(Entries from a dataset)
_____

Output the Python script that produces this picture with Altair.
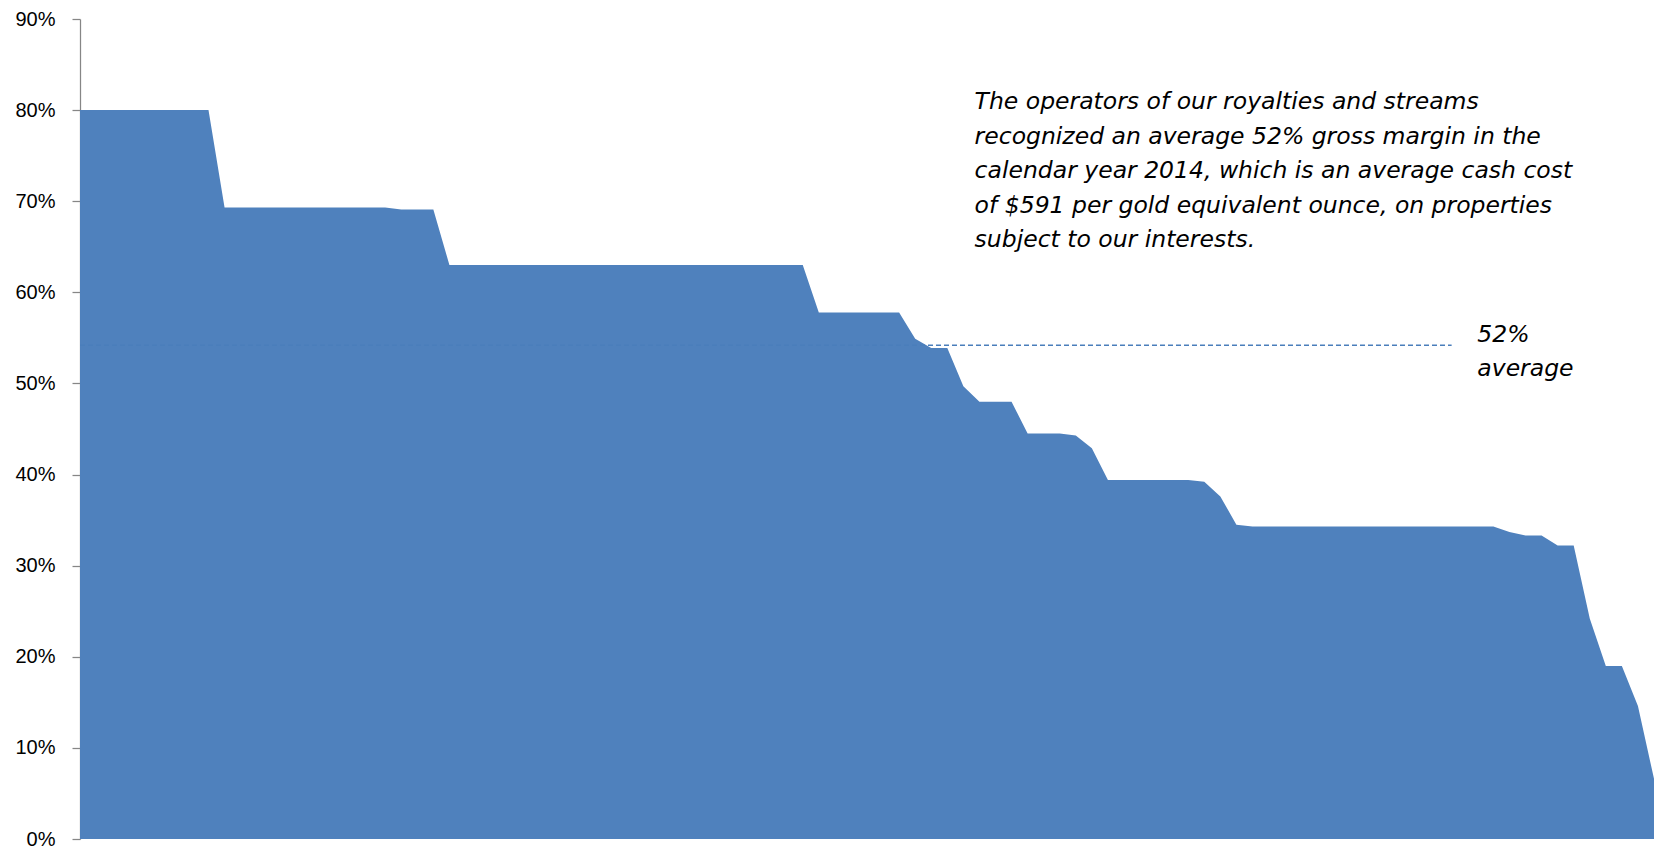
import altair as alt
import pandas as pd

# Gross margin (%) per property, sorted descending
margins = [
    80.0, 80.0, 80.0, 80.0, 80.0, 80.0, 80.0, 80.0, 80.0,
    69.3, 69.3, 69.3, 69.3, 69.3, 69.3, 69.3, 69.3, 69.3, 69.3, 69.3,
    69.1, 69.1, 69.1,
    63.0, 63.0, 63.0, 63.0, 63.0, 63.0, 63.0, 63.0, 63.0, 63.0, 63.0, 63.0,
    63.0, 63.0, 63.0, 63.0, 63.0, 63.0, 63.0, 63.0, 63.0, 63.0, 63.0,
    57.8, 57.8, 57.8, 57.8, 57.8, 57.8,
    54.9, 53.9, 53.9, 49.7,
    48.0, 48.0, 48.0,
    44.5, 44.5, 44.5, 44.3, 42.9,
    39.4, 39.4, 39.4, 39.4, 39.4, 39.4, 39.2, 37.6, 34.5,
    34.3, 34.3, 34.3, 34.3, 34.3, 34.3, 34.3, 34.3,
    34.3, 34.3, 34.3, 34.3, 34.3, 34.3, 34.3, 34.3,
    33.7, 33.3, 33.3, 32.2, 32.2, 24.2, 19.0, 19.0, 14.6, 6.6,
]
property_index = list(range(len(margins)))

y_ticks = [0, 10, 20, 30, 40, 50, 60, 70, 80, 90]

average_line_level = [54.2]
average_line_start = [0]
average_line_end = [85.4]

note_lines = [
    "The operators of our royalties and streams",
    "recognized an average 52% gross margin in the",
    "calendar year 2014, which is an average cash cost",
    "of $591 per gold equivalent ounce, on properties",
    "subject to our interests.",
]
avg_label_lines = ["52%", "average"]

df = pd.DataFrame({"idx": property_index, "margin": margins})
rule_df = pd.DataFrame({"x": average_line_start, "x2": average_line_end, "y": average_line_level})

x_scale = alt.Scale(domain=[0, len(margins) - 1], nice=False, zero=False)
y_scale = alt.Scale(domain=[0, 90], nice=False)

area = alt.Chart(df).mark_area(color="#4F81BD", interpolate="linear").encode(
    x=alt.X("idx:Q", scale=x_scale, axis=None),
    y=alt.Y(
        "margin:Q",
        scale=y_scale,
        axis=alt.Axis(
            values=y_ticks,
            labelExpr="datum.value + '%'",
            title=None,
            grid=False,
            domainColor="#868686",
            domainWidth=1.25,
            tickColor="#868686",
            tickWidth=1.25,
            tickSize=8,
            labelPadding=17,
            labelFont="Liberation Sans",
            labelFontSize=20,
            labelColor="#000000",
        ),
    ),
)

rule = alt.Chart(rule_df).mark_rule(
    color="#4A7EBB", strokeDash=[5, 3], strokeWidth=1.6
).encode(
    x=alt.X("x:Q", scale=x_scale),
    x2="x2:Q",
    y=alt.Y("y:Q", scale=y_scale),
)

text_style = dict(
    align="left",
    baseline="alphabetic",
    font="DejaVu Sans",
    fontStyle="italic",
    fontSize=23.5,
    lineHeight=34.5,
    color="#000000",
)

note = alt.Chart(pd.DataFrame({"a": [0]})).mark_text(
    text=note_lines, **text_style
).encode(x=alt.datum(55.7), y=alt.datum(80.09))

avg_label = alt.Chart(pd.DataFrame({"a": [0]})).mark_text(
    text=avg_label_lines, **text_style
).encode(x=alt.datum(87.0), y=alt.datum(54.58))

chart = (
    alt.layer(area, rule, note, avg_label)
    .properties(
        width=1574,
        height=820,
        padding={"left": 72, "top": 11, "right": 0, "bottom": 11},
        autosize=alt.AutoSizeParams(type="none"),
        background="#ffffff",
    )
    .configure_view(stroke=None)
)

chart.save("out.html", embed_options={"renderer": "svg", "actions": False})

_____

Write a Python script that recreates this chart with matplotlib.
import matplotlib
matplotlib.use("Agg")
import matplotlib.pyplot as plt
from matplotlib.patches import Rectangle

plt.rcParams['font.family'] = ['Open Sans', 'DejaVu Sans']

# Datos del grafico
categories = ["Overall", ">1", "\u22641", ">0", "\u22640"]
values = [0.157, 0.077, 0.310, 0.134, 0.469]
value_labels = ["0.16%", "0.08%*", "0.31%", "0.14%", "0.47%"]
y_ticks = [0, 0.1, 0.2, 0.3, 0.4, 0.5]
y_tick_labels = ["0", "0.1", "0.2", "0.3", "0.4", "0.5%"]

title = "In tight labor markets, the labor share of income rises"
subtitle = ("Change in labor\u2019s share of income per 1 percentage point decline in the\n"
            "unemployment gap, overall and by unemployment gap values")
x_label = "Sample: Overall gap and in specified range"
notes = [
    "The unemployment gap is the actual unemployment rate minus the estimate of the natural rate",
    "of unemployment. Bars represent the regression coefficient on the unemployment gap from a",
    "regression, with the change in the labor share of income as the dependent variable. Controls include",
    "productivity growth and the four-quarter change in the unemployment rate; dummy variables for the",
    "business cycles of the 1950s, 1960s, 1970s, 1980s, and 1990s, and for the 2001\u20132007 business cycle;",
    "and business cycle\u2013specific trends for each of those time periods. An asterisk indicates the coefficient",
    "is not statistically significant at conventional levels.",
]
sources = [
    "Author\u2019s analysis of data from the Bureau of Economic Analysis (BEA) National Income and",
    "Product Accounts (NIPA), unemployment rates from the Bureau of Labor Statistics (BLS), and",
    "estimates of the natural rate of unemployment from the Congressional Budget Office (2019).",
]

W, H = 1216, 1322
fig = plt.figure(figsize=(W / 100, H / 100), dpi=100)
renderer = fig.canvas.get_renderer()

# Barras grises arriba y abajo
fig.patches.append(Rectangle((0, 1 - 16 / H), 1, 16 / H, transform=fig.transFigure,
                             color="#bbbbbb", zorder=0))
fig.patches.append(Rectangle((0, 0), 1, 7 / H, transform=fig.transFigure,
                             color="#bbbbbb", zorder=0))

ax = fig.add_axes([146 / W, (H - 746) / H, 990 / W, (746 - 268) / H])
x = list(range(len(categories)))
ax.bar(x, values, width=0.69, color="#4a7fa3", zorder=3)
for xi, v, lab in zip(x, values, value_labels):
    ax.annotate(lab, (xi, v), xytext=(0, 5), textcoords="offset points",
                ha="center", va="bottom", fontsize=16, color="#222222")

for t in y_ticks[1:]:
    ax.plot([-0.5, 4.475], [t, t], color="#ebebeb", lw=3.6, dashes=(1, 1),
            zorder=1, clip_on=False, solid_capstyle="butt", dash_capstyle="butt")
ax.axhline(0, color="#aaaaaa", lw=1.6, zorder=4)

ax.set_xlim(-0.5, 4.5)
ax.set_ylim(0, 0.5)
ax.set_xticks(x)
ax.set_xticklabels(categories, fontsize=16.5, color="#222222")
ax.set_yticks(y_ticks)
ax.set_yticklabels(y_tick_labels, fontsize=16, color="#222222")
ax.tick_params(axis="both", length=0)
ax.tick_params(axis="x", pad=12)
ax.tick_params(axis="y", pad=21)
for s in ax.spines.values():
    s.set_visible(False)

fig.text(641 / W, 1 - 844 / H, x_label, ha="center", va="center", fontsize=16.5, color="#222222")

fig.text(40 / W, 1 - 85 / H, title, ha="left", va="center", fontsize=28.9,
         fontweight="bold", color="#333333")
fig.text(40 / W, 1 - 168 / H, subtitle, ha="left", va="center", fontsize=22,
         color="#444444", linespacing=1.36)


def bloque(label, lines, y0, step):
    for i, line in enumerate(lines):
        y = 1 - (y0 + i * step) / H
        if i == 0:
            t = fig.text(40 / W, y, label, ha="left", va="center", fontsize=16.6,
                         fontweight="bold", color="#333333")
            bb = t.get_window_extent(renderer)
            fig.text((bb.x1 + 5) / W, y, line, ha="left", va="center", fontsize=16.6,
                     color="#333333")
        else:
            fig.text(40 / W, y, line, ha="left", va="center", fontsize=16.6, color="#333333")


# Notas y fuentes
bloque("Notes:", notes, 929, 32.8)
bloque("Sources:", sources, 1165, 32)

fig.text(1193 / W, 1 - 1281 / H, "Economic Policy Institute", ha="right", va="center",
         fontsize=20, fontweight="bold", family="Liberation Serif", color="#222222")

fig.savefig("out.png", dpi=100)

_____

Exercise directions:
Nothing but the lines from the one containing "Output the Python" through the one containing "y_scale = alt.Scale(domain=[0, 90], nice=False)" should appear in your copy, exactly as written and without pictures.

Output for this task:
Output the Python script that produces this picture with Altair.
import altair as alt
import pandas as pd

# Gross margin (%) per property, sorted descending
margins = [
    80.0, 80.0, 80.0, 80.0, 80.0, 80.0, 80.0, 80.0, 80.0,
    69.3, 69.3, 69.3, 69.3, 69.3, 69.3, 69.3, 69.3, 69.3, 69.3, 69.3,
    69.1, 69.1, 69.1,
    63.0, 63.0, 63.0, 63.0, 63.0, 63.0, 63.0, 63.0, 63.0, 63.0, 63.0, 63.0,
    63.0, 63.0, 63.0, 63.0, 63.0, 63.0, 63.0, 63.0, 63.0, 63.0, 63.0,
    57.8, 57.8, 57.8, 57.8, 57.8, 57.8,
    54.9, 53.9, 53.9, 49.7,
    48.0, 48.0, 48.0,
    44.5, 44.5, 44.5, 44.3, 42.9,
    39.4, 39.4, 39.4, 39.4, 39.4, 39.4, 39.2, 37.6, 34.5,
    34.3, 34.3, 34.3, 34.3, 34.3, 34.3, 34.3, 34.3,
    34.3, 34.3, 34.3, 34.3, 34.3, 34.3, 34.3, 34.3,
    33.7, 33.3, 33.3, 32.2, 32.2, 24.2, 19.0, 19.0, 14.6, 6.6,
]
property_index = list(range(len(margins)))

y_ticks = [0, 10, 20, 30, 40, 50, 60, 70, 80, 90]

average_line_level = [54.2]
average_line_start = [0]
average_line_end = [85.4]

note_lines = [
    "The operators of our royalties and streams",
    "recognized an average 52% gross margin in the",
    "calendar year 2014, which is an average cash cost",
    "of $591 per gold equivalent ounce, on properties",
    "subject to our interests.",
]
avg_label_lines = ["52%", "average"]

df = pd.DataFrame({"idx": property_index, "margin": margins})
rule_df = pd.DataFrame({"x": average_line_start, "x2": average_line_end, "y": average_line_level})

x_scale = alt.Scale(domain=[0, len(margins) - 1], nice=False, zero=False)
y_scale = alt.Scale(domain=[0, 90], nice=False)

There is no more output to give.